In the picture where the trailer is hitched to the bike I put a board under the rear wheel same as is under the front wheel of the bike to level it. That shows close to how the trailer will sit behind the bike. I'm sure a little more sag in the rear suspension will have the front of the trailer down just a little but it looks like I might not have to adjust the trailer tongue down any. I have the receiver 2 inches lower than the original owner had it. Will see when I have a test load in it. Also in that picture the single safety chain (all that is needed for this type of trailer) is just hanging. I am waiting for a special threaded quick link that will be used to hook the safety chain to the receiver. While the trailer was hooked up and the electrical harness plugged in I tested all the lights and everything works as expected.

With all the bolts tight I grabbed the end plate of the hitch and wiggled it up and down, left and right, forward and back as hard as I dared. This hitch as it is so far, without the hanger bar, is the strongest stiffest sturdiest hitch I've had on any bike... maybe my old Gold Wing hitch was about the same but that one was bolted directly to the frame under the saddle bags. Other hitches, like on the ST1100, had more wiggle than the hitch I just installed on the AK. I could wiggle the entire bike but the hitch itself did not wiggle at all separately from the entire bike.
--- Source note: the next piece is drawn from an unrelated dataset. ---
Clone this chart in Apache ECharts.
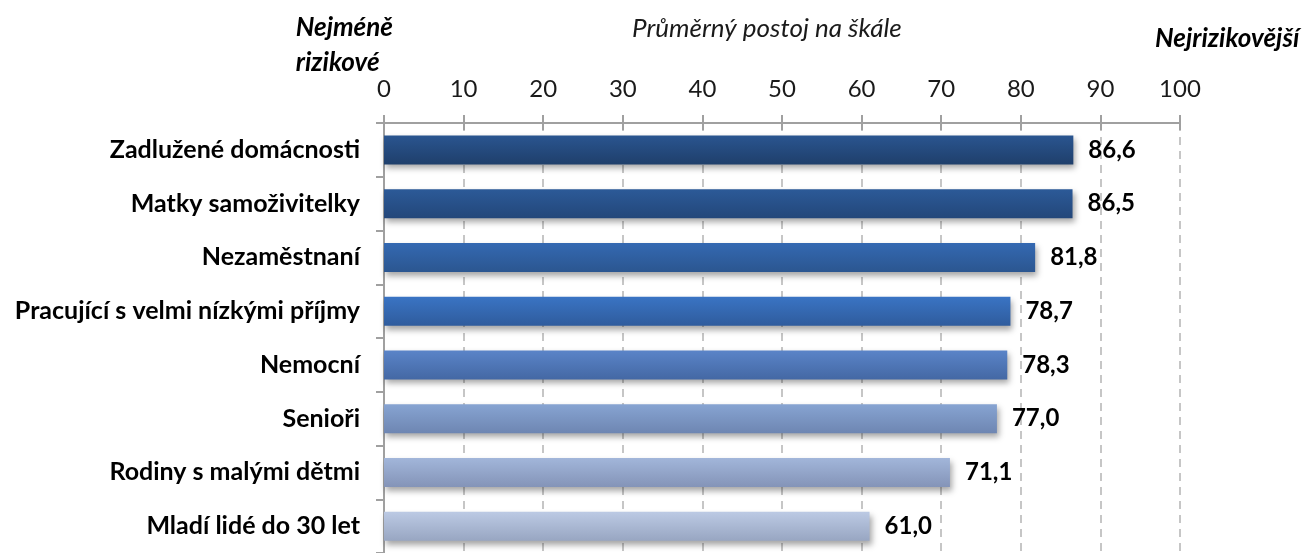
<!DOCTYPE html>
<html>
<head>
<meta charset="utf-8">
<script src="https://cdn.jsdelivr.net/npm/echarts@6/dist/echarts.min.js"></script>
<style>
  html, body { margin: 0; padding: 0; background: #fff; }
  #chart { width: 1309px; height: 553px; }
</style>
</head>
<body>
<div id="chart"></div>
<script>
const categories = [
  'Zadlužené domácnosti',
  'Matky samoživitelky',
  'Nezaměstnaní',
  'Pracující s velmi nízkými příjmy',
  'Nemocní',
  'Senioři',
  'Rodiny s malými dětmi',
  'Mladí lidé do 30 let'
]
const values = [86.6, 86.5, 81.8, 78.7, 78.3, 77.0, 71.1, 61.0]
const axisTicks = [0, 10, 20, 30, 40, 50, 60, 70, 80, 90, 100]

// top / bottom colour of each bar's gradient
const barTop = ['#2a5590', '#2c5a98', '#3469b2', '#3a74c4', '#5a84c8', '#87a4d2', '#a2b6da', '#bccae4']
const barBottom = ['#1f3f6b', '#23477a', '#2b5690', '#2f5c9d', '#4468a4', '#6e86b2', '#8494b8', '#98a6c2']

const font = 'Lato, "Open Sans", sans-serif'
const chart = echarts.init(document.getElementById('chart'))

const barData = values.map((v, i) => ({
  value: v,
  itemStyle: {
    color: new echarts.graphic.LinearGradient(0, 0, 0, 1, [
      { offset: 0, color: barTop[i] },
      { offset: 1, color: barBottom[i] }
    ])
  }
}))

chart.setOption({
  animation: false,
  grid: { left: 384, top: 123, width: 796, height: 436, containLabel: false },
  xAxis: [
    {
      type: 'value',
      position: 'top',
      min: axisTicks[0],
      max: axisTicks[axisTicks.length - 1],
      interval: 10,
      axisLine: { show: true, lineStyle: { color: '#a0a0a0', width: 2 } },
      axisTick: { show: true, length: 8, lineStyle: { color: '#a0a0a0', width: 2 } },
      axisLabel: { margin: 22, color: '#1a1a1a', fontSize: 24, fontFamily: font },
      splitLine: { show: true, lineStyle: { color: '#b4b4b4', width: 1.5, type: [8, 6] } }
    },
    {
      type: 'value',
      position: 'top',
      min: axisTicks[0],
      max: axisTicks[axisTicks.length - 1],
      interval: 10,
      axisLine: { show: false },
      axisTick: { show: true, inside: true, length: 7, lineStyle: { color: '#a0a0a0', width: 2 } },
      axisLabel: { show: false },
      splitLine: { show: false }
    }
  ],
  yAxis: {
    type: 'category',
    data: categories,
    inverse: true,
    axisLine: { show: true, lineStyle: { color: '#a0a0a0', width: 2 } },
    axisTick: { show: true, length: 8, lineStyle: { color: '#a0a0a0', width: 2 } },
    axisLabel: { margin: 24, color: '#000', fontSize: 25, fontWeight: 'bold', fontFamily: font }
  },
  series: [
    {
      type: 'bar',
      xAxisIndex: 0,
      data: barData,
      barWidth: 29,
      itemStyle: {
        shadowColor: 'rgba(0,0,0,0.35)',
        shadowBlur: 6,
        shadowOffsetX: 2,
        shadowOffsetY: 4
      },
      label: {
        show: true,
        position: 'right',
        distance: 15,
        color: '#000',
        fontSize: 24,
        fontWeight: 'bold',
        fontFamily: font,
        formatter: (p) => p.value.toFixed(1).replace('.', ',')
      }
    }
  ],
  graphic: [
    {
      type: 'text',
      left: 632,
      top: 16,
      style: { text: 'Průměrný postoj na škále', font: 'italic 26px ' + font, fill: '#1a1a1a' }
    },
    {
      type: 'text',
      right: 1309 - 393,
      top: 10,
      style: {
        text: 'Nejméně\nrizikové',
        font: 'italic bold 26px ' + font,
        fill: '#000',
        align: 'right',
        lineHeight: 35
      }
    },
    {
      type: 'text',
      left: 1155,
      top: 26,
      style: { text: 'Nejrizikovější', font: 'italic bold 26px ' + font, fill: '#000' }
    }
  ]
})
</script>
</body>
</html>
The bike and hitch frames are one unit. I really don't think any way of adding a hanger bar will make any difference in the sturdiness of this hitch.

The next thing I plan to do is to put some load in the trailer and in the storage box on the bike and go for a few test rides so check how it tracks behind the bike. Once that is done, if all goes well, I will be removing the hitch parts again and cover all the parts with a rubberized coating. Then I'll install the hitch frame permanently.